— start of Material to process —

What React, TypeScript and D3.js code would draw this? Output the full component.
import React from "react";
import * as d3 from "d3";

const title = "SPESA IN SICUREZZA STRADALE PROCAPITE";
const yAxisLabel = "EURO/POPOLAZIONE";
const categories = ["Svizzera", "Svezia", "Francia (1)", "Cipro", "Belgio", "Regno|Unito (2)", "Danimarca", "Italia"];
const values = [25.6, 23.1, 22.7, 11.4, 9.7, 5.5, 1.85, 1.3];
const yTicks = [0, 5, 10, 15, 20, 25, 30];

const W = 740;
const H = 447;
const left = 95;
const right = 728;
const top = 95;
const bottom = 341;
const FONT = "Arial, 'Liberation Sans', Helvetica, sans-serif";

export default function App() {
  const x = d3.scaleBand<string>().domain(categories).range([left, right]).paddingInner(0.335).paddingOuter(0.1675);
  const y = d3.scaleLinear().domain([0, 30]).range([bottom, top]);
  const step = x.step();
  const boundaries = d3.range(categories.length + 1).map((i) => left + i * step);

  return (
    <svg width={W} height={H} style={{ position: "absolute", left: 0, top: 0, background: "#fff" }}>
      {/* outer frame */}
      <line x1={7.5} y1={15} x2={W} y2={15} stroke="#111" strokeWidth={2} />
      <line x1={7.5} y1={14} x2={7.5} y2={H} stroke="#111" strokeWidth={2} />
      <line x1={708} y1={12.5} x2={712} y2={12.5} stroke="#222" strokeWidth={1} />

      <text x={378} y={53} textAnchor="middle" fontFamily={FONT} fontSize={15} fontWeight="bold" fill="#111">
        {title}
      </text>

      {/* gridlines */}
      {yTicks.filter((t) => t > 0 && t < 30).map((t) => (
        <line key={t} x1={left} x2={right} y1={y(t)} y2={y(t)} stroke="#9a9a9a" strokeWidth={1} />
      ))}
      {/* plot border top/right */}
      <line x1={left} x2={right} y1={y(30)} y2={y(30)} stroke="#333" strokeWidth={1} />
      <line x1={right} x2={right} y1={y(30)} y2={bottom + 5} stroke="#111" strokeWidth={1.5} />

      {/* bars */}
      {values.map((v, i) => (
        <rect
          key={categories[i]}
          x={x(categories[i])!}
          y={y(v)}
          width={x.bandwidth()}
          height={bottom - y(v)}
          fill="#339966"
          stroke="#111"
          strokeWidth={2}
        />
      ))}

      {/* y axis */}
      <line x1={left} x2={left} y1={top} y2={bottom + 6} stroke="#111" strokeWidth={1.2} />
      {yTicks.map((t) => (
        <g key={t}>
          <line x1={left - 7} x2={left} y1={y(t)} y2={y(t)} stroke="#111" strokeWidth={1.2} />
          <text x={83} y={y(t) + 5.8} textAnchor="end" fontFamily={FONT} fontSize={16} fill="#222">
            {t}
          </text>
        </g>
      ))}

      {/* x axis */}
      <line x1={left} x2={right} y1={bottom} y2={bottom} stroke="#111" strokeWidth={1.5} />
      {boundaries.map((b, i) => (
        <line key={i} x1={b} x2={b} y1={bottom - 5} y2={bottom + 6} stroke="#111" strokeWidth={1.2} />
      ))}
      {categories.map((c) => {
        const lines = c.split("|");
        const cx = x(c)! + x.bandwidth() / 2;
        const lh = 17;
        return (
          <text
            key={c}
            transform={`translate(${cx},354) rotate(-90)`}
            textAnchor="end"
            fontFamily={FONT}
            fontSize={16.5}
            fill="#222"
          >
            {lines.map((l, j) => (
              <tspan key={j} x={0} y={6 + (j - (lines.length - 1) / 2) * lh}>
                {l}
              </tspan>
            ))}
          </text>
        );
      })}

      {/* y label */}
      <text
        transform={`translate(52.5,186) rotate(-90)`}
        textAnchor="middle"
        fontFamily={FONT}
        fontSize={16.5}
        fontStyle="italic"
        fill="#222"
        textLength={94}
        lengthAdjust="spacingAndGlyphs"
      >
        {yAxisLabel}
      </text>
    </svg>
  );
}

— end of Material to process —
— start of Material to process —

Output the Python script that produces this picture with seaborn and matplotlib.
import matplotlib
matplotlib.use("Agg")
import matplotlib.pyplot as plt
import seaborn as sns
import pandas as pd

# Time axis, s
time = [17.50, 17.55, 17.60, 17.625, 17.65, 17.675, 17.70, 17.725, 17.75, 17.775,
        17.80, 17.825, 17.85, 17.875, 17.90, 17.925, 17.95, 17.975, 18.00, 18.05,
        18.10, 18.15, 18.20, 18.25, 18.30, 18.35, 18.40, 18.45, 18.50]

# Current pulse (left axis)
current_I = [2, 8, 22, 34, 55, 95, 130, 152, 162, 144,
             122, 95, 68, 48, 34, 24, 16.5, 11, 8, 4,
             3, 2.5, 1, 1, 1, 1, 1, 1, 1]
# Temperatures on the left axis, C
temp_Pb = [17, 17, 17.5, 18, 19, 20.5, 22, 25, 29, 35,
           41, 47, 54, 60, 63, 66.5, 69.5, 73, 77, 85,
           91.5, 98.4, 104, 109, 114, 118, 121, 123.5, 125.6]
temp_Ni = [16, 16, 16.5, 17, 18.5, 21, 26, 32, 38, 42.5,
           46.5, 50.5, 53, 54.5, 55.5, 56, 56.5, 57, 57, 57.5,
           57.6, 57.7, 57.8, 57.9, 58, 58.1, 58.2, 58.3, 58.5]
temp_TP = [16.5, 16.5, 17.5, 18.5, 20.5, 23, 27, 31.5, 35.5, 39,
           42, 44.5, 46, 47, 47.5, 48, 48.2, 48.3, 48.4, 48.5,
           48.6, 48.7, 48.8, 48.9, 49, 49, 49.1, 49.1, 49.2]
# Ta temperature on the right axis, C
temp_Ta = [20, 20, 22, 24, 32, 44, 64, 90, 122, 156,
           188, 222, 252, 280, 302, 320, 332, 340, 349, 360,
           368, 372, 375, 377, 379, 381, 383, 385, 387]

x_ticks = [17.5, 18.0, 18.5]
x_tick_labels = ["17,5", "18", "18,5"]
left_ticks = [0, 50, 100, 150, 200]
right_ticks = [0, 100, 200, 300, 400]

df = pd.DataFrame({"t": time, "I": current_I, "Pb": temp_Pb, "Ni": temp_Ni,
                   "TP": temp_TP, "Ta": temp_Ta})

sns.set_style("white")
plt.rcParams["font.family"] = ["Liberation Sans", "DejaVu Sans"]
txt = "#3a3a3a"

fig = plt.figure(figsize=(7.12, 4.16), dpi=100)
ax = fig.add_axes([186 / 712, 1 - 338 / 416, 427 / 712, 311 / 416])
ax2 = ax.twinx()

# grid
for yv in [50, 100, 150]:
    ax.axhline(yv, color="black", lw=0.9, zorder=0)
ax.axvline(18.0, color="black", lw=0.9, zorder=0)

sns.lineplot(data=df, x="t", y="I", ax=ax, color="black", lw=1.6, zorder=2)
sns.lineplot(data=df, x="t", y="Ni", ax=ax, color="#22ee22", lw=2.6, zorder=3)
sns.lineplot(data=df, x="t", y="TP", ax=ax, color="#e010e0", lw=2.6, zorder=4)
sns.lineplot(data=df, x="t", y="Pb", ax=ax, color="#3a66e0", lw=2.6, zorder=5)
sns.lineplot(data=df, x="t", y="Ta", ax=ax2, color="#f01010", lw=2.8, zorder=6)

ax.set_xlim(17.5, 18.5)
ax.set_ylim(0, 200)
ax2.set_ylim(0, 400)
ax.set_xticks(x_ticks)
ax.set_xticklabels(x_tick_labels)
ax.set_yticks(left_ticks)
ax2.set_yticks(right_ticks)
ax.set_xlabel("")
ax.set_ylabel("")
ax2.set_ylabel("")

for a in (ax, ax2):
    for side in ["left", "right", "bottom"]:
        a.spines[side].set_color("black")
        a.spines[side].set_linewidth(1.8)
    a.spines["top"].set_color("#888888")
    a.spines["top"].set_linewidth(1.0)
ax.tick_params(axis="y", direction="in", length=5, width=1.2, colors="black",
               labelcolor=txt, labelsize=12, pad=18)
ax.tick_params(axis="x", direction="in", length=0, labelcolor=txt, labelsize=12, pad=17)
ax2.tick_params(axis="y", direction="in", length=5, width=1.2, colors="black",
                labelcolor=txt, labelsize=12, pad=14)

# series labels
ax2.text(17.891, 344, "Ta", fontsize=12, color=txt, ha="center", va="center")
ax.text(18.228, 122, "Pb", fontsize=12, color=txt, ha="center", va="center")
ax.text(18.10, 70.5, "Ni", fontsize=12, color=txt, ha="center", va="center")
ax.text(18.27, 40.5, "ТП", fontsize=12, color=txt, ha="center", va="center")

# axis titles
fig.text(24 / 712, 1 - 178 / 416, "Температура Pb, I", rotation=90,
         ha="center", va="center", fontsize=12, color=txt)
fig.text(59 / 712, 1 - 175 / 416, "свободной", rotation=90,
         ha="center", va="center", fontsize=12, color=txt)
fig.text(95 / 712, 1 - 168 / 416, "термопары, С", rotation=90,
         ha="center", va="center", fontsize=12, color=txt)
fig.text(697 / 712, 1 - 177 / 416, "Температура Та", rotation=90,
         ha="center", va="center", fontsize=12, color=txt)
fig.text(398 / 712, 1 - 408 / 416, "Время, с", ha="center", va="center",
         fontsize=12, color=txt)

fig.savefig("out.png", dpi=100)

— end of Material to process —

> [Given task]
Which lines hold the word "seaborn"? Return all of them from the records above.

> [In response]
Output the Python script that produces this picture with seaborn and matplotlib.
import seaborn as sns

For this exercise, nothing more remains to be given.